Regulatory Differences and Protections

The Securities and Exchange Commission (SEC) mandates disclosure rules for extended hours trading but offers limited protection compared to regular sessions.

Not all order types are permitted — stop orders and market-on-close orders may be disabled, leaving only limit orders active.

Example Table: Regulatory and Broker Restrictions

Order Type Regular Hours Extended Hours Risk Level
Market Allowed Often Blocked High
Limit Allowed Allowed Moderate
Stop-Loss Allowed Restricted High

The NASDAQ and New York Stock Exchange (NYSE) issue detailed policies on timing, volatility halts, and disclosure during extended trading.

Retail investors should review broker policies and understand that executions are not guaranteed outside standard hours.

Strategic Implications for Position Management

Understanding why stocks move in extended hours helps traders design smarter strategies.

Key Strategic Takeaways:

  • Use extended sessions for early price discovery but confirm signals during regular hours.
  • Apply limit orders for better execution control.
  • Monitor trading volume, order imbalances, and liquidity before entering trades.
  • Account for overnight risk and potential price gaps.

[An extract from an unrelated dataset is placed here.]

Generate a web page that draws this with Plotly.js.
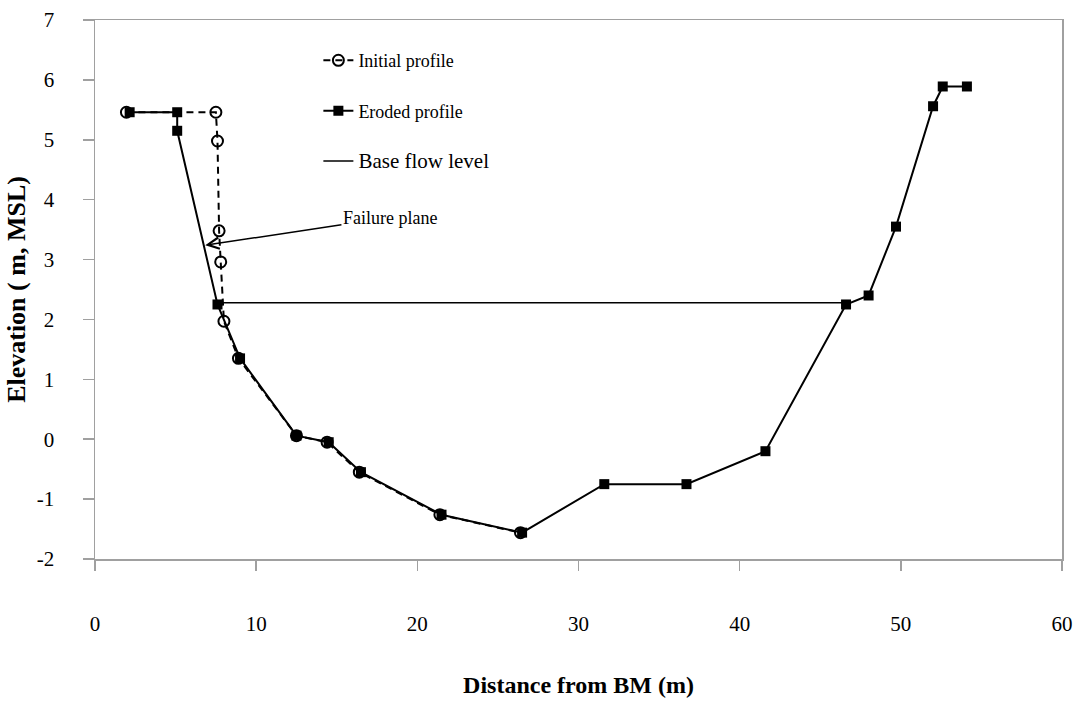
<!DOCTYPE html>
<html>
<head>
<meta charset="utf-8">
<script src="https://cdn.plot.ly/plotly-3.0.1.min.js"></script>
<style>
html,body{margin:0;padding:0;background:#fff;}
#chart{width:1084px;height:702px;}
</style>
</head>
<body>
<div id="chart"></div>
<script>
// Initial profile
const initialX = [1.95, 7.5, 7.6, 7.7, 7.8, 8.0, 8.9, 12.5, 14.4, 16.4, 21.4, 26.4];
const initialY = [5.46, 5.46, 4.98, 3.48, 2.96, 1.97, 1.35, 0.06, -0.05, -0.55, -1.26, -1.56];
// Eroded profile
const erodedX = [2.15, 5.1, 5.1, 7.6, 9.0, 12.5, 14.5, 16.5, 21.5, 26.5, 31.6, 36.7, 41.6, 46.6, 48.0, 49.7, 52.0, 52.6, 54.1];
const erodedY = [5.46, 5.46, 5.15, 2.25, 1.35, 0.06, -0.05, -0.55, -1.26, -1.56, -0.75, -0.75, -0.2, 2.25, 2.4, 3.55, 5.56, 5.89, 5.89];
// Base flow level
const baseX = [7.6, 46.6];
const baseY = [2.28, 2.28];
// Annotation
const failureTip = [6.84, 3.24];
const failureLabel = [18.3, 3.7];
const xTicks = [0, 10, 20, 30, 40, 50, 60];
const yTicks = [-2, -1, 0, 1, 2, 3, 4, 5, 6, 7];

const font = 'Liberation Serif, Times New Roman, serif';

const traces = [
  {
    x: initialX, y: initialY, name: 'Initial profile', type: 'scatter', mode: 'lines+markers',
    line: {color: '#000', width: 2, dash: '7px,5px'},
    marker: {symbol: 'circle-open', size: 11, color: '#000', line: {width: 2, color: '#000'}},
    legendgroup: 'a'
  },
  {
    x: erodedX, y: erodedY, name: 'Eroded profile', type: 'scatter', mode: 'lines+markers',
    line: {color: '#000', width: 2},
    marker: {symbol: 'square', size: 10, color: '#000'},
    legendgroup: 'b'
  },
  {
    x: baseX, y: baseY, name: '<span style="font-size:21px">Base flow level</span>', type: 'scatter', mode: 'lines',
    line: {color: '#000', width: 1.5},
    legendgroup: 'c'
  }
];

const layout = {
  width: 1084, height: 702,
  margin: {l: 95, r: 22, t: 20, b: 143},
  paper_bgcolor: '#fff', plot_bgcolor: '#fff',
  font: {family: font, color: '#000', size: 20},
  showlegend: true,
  legend: {
    x: 0.231, y: 0.959, xanchor: 'left', yanchor: 'top',
    bgcolor: 'rgba(0,0,0,0)', font: {family: font, size: 18, color: '#000'},
    tracegroupgap: 24
  },
  xaxis: {
    range: [0, 60], tickvals: xTicks, ticktext: xTicks.map(String),
    showgrid: false, zeroline: false,
    showline: true, linecolor: '#a0a0a0', linewidth: 1.5, mirror: true,
    ticks: 'outside', ticklen: 10, tickcolor: '#a0a0a0', tickwidth: 1.5,
    ticklabelstandoff: 35,
    tickfont: {family: font, size: 21, color: '#000'},
    title: {text: '<b>Distance from BM (m)</b>', font: {family: font, size: 24, color: '#000'}, standoff: 41}
  },
  yaxis: {
    range: [-2, 7], tickvals: yTicks, ticktext: yTicks.map(String),
    showgrid: false, zeroline: false,
    showline: true, linecolor: '#a0a0a0', linewidth: 1.5, mirror: true,
    ticks: 'outside', ticklen: 11, tickcolor: '#a0a0a0', tickwidth: 1.5,
    ticklabelstandoff: 24,
    tickfont: {family: font, size: 21, color: '#000'},
    title: {text: '<b>Elevation ( m, MSL)</b>', font: {family: font, size: 26, color: '#000'}, standoff: 3}
  },
  annotations: [{
    x: failureTip[0], y: failureTip[1], xref: 'x', yref: 'y',
    ax: failureLabel[0], ay: failureLabel[1], axref: 'x', ayref: 'y',
    text: 'Failure plane', showarrow: true, arrowhead: 5, arrowsize: 1.5, arrowwidth: 1.5,
    arrowcolor: '#000', font: {family: font, size: 18, color: '#000'}
  }]
};

Plotly.newPlot('chart', traces, layout, {displayModeBar: false, staticPlot: true});
</script>
</body>
</html>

Example Table: Strategy Overview

Strategy Best Applied Session Objective Risk Level
Earnings Reaction Trading After-Hours Capture initial volatility High
Global News Positioning Pre-Market React to overnight developments Medium
Gap Fade Regular Hours Exploit overreaction Medium

Successful traders treat extended hours as informational windows — not full-fledged markets. They analyse early movements, anticipate liquidity traps, and align execution timing with institutional flow once the main session opens.

Key Takeaways

  • Extended Hours Trading reveals early reactions but operates under reduced liquidity and higher volatility.
  • Earnings announcements, news catalysts, and order imbalances are main drivers.
  • Institutional investors dominate due to better access and infrastructure.
  • Retail investors face wider

spreads, limited access, and execution uncertainty.

  • Overnight risks and price gaps make position management essential for consistent profitability.